Conversely, IBRs aim to minimize these hazards by promoting shared decision-making, enhancing interprofessional communication, and placing the patient at the heart of their care. These factors collectively contribute to improved care coordination, patient satisfaction, and overall care outcomes.

==Implementation challenges and solutions==
IBRs can be more challenging to implement than MDRs, and these challenges have been studied in detail. The IBR literature includes solutions that hospital units have seen work for them.
- Challenge: Creating transparency into the quality and quantity of daily IBRs to ensure accountability
- Published solution: Physicians at Berkshire Medical Center in Pittsfield, Massachusetts, reported success when adopting software to track IBR quality and quantity of care service delivery.
- Challenge: A lack of unit-oriented lead providers with most of their patients on the unit (also known as "geographic rounding)
- Published solution: Several studies describe successful implementation of geographic rounds. Bryson et al. reported improvements:
  - 87% of physicians reporting geography had a positive impact on the overall quality of care,
  - Geography increased time spent with patient/caregivers to discuss plan of care (p < 0.001),
  - Improved communication with nurses (p = 0.0009),
  - Increased sense of teamwork with nurses/case managers (p < 0.001).
- Challenge: IBRs take longer than MDRs and require more coordination to execute well.
- Published solution: Al Halabi et al reported a 22.3% reduction in rounding time by relocating patient beds to a common location. Stein et al. utilized a 'SIBR rounds manager', usually the unit charge nurse, to manage the team's progress from patient-to-patient and ensure that physicians did not waste time searching for the next nurse or for the next eligible patient.

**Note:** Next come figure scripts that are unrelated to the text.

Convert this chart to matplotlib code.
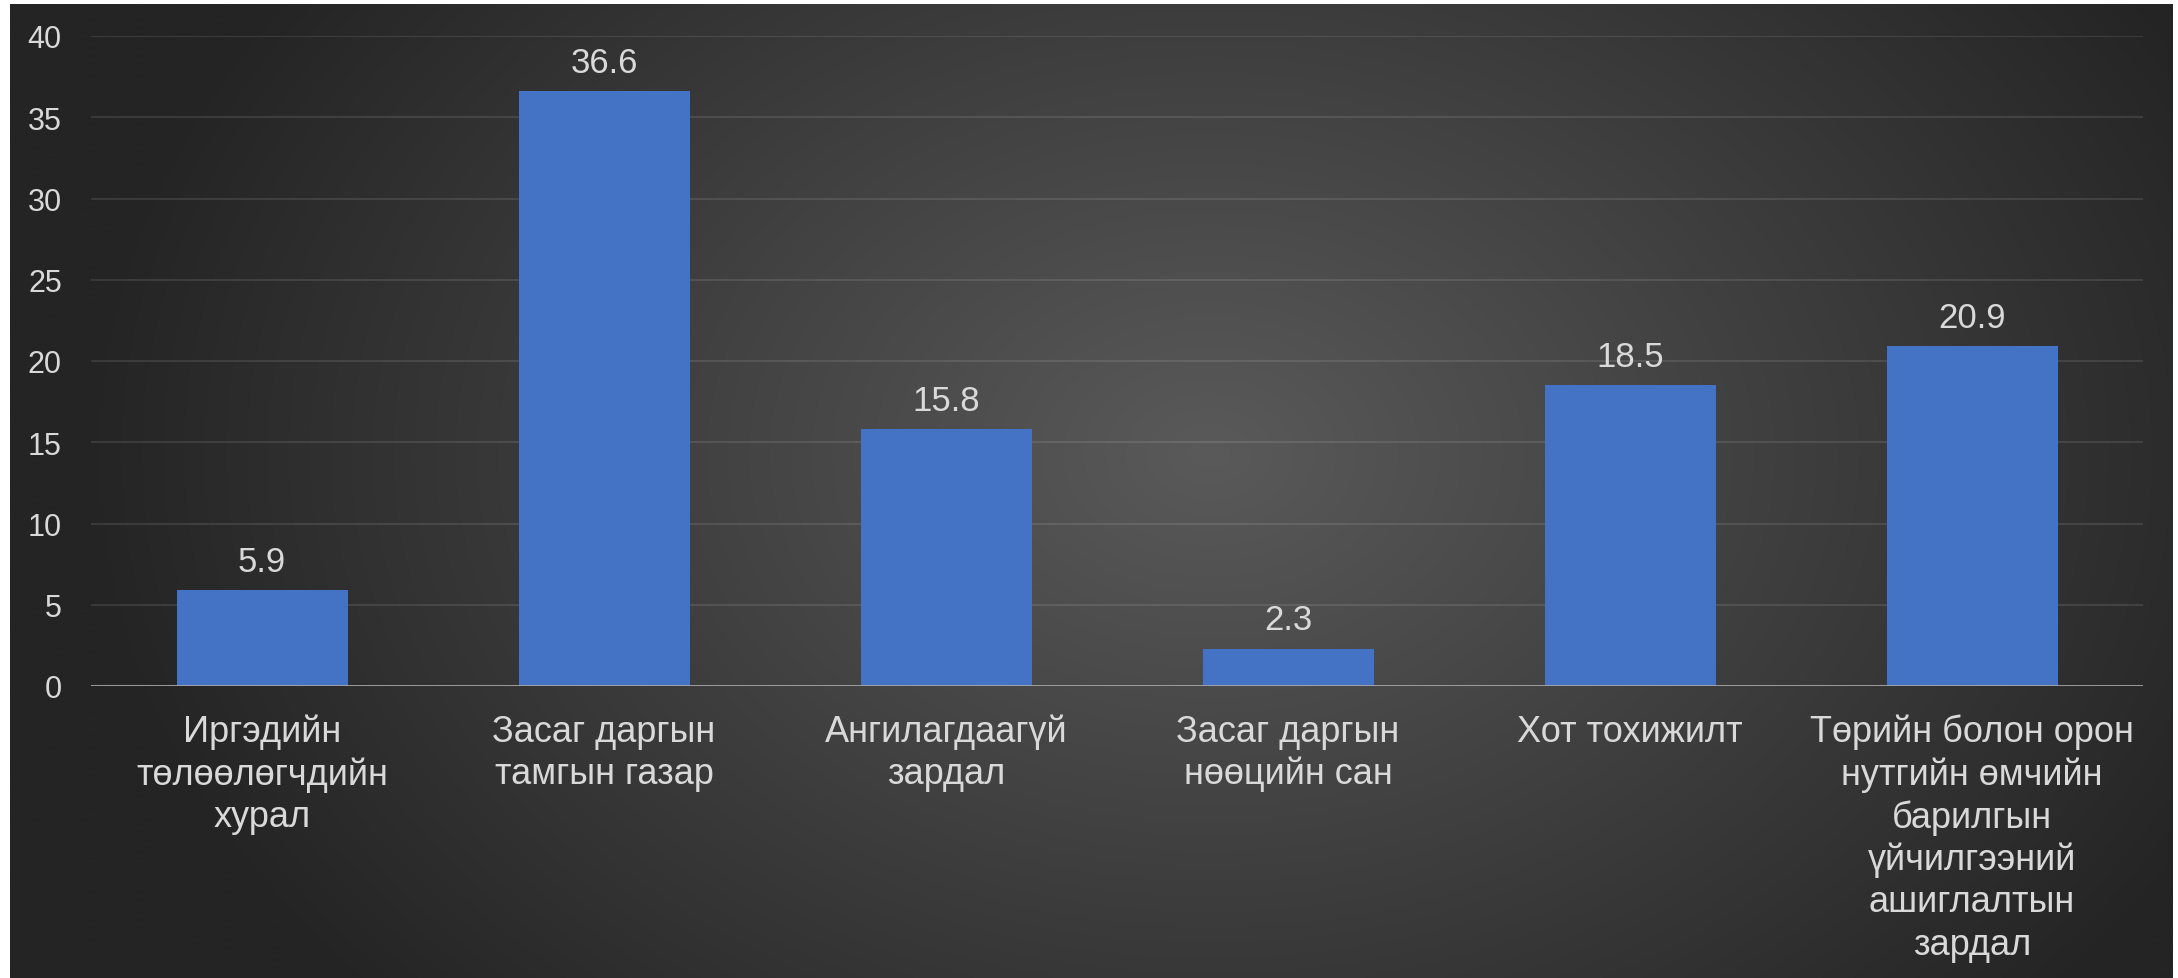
import matplotlib
matplotlib.use("Agg")
import matplotlib.pyplot as plt
import numpy as np

plt.rcParams['font.family'] = ['Liberation Sans', 'DejaVu Sans']

categories = [
    "Иргэдийн\nтөлөөлөгчдийн\nхурал",
    "Засаг даргын\nтамгын газар",
    "Ангилагдаагүй\nзардал",
    "Засаг даргын\nнөөцийн сан",
    "Хот тохижилт",
    "Төрийн болон орон\nнутгийн өмчийн\nбарилгын\nүйчилгээний\nашиглалтын\nзардал",
]
values = [5.9, 36.6, 15.8, 2.3, 18.5, 20.9]
yticks = [0, 5, 10, 15, 20, 25, 30, 35, 40]

W, H = 2178, 979
fig = plt.figure(figsize=(W / 100, H / 100), dpi=100, facecolor='white')

# dark radial background (slide style)
bg = fig.add_axes([10 / W, 0, (2173 - 10) / W, (979 - 5) / H])
bg.set_axis_off()
gx, gy = np.meshgrid(np.linspace(0, 2163, 540), np.linspace(0, 974, 250))
r = np.sqrt(((gx - 1200) / 1300) ** 2 + ((gy - 450) / 950) ** 2)
shade = np.clip(90 - 62 * r, 36, 92) / 255.0
img = np.dstack([shade, shade, shade])
bg.imshow(img, aspect='auto', extent=[0, 1, 0, 1], interpolation='bilinear')

ax = fig.add_axes([91 / W, (979 - 687) / H, 2052 / W, 650 / H])
ax.patch.set_alpha(0)

x = np.arange(len(categories))
bars = ax.bar(x, values, width=0.5, color='#4472C4', zorder=3)
ax.bar_label(bars, labels=[f"{v:.1f}" for v in values], padding=9,
             fontsize=25, color='#d9d9d9')

ax.set_xlim(-0.5, len(categories) - 0.5)
ax.set_ylim(0, 40)
ax.set_yticks(yticks)
ax.set_xticks(x)
ax.set_xticklabels(categories, fontsize=26, color='#d9d9d9', linespacing=1.26)
ax.tick_params(axis='x', length=0, pad=20)
ax.tick_params(axis='y', length=0, pad=21, labelsize=22, labelcolor='#d9d9d9')

for t in yticks[1:]:
    ax.axhline(t, color='white', alpha=0.1, linewidth=1.5, zorder=1)
ax.axhline(0, color='#a6a6a6', linewidth=2, zorder=4)

for s in ax.spines.values():
    s.set_visible(False)

fig.savefig("out.png", dpi=100, facecolor='white')
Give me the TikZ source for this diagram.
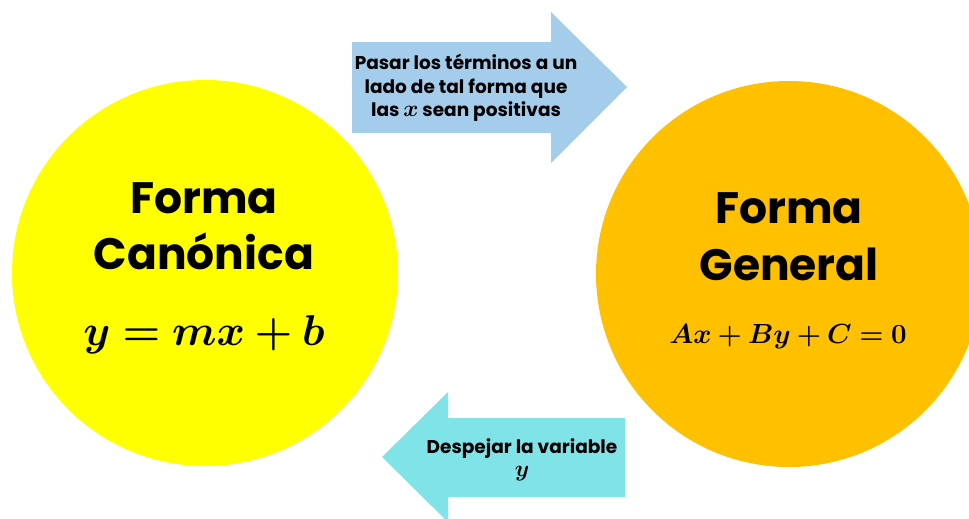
\documentclass[tikz,border=0pt]{standalone}
\usepackage{amsmath,bm}
\usepackage{graphicx}
\usepackage{fontspec}
\setmainfont{Poppins}
\usetikzlibrary{positioning}

\definecolor{amarillo}{RGB}{255,255,0}
\definecolor{naranja}{RGB}{255,192,0}
\definecolor{celeste}{RGB}{164,205,236}
\definecolor{turquesa}{RGB}{128,227,232}

\tikzset{every picture/.style={line width=0.75pt}}
\tikzset{
  forma/.style={circle,inner sep=0pt,minimum size=289.5pt},
  titulo/.style={anchor=base,inner sep=0pt,font=\fontsize{33}{40}\selectfont\bfseries},
  nota/.style={align=center,inner sep=0.75pt,font=\fontsize{13.9}{17.5}\selectfont\bfseries}
}
\newcommand{\varm}[1]{{\fontsize{17.28}{17.5}\selectfont$\bm{#1}$}}

\begin{document}
\begin{tikzpicture}[x=0.75pt,y=0.75pt,yscale=-1,xscale=1]
\useasboundingbox (0,0) rectangle (969,518);
\clip (0,0) rectangle (969,518);

%Shape: Circle [id:canonica]
\node [forma,fill=amarillo] (canonica) at (205,273) {};
%Shape: Circle [id:general]
\node [forma,fill=naranja] (general) at (789,274) {};

%Shape: Right Arrow [id:pasar]
\fill [celeste] (352,42) -- (551,42) -- (551,12) -- (627,87) -- (551,163) -- (551,133) -- (352,133) -- cycle ;
%Shape: Left Arrow [id:despejar]
\fill [turquesa] (625,418) -- (448,418) -- (448,392) -- (382,457) -- (448,522) -- (448,497) -- (625,497) -- cycle ;

% Text Node
\node [titulo] (formaC) at (204,213) {Forma};
% Text Node
\node [titulo] (nombreC) at (204,269) {Canónica};
% Text Node
\node [anchor=base,inner sep=0pt,font=\fontsize{24.88}{30}\selectfont] (ecC) at (204,345) {\scalebox{1.3}{$\bm{y=mx+b}$}};

% Text Node
\node [titulo] (formaG) at (789,223) {Forma};
% Text Node
\node [titulo] (nombreG) at (789,280) {General};
% Text Node
\node [anchor=base,inner sep=0pt,font=\fontsize{22.5}{27}\selectfont] (ecG) at (788,343) {$\bm{Ax+By+C=0}$};

% Text Node
\node [nota] (textoPasar) at (466,88) {Pasar los términos a un\\lado de tal forma que\\las \varm{x} sean positivas};
% Text Node
\node [nota] (textoDespejar) at (522,460) {Despejar la variable\\\varm{y}};

\end{tikzpicture}
\end{document}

==Structured interdisciplinary bedside rounds (SIBR rounds)==
A well-known model of IBRs is structured interdisciplinary bedside rounds, abbreviated as SIBR rounds and pronounced "cyber."

SIBR follows a six-step process to create a shared mental model of who says what, when, and in what sequence when a care team enters the patient's room together. This structure is designed to ensure role clarity, consistency, efficiency, and sense-making.

===History and development of SIBR===
The concept of SIBR was developed by hospitalist and quality expert Dr. Jason Stein and colleagues at Emory University Hospital in the early 2010s.

The SIBR model and its inventors have won several US national awards from the Society of Hospital Medicine and attracted international attention. The insights were recognized by the Centers for Medicare & Medicaid Services Innovation Center.

Numerous studies of various SIBR units have shown substantial improvements for clinical, throughput, cost and patient/staff experience and engagement outcomes, with some having failed to achieve desired outcomes.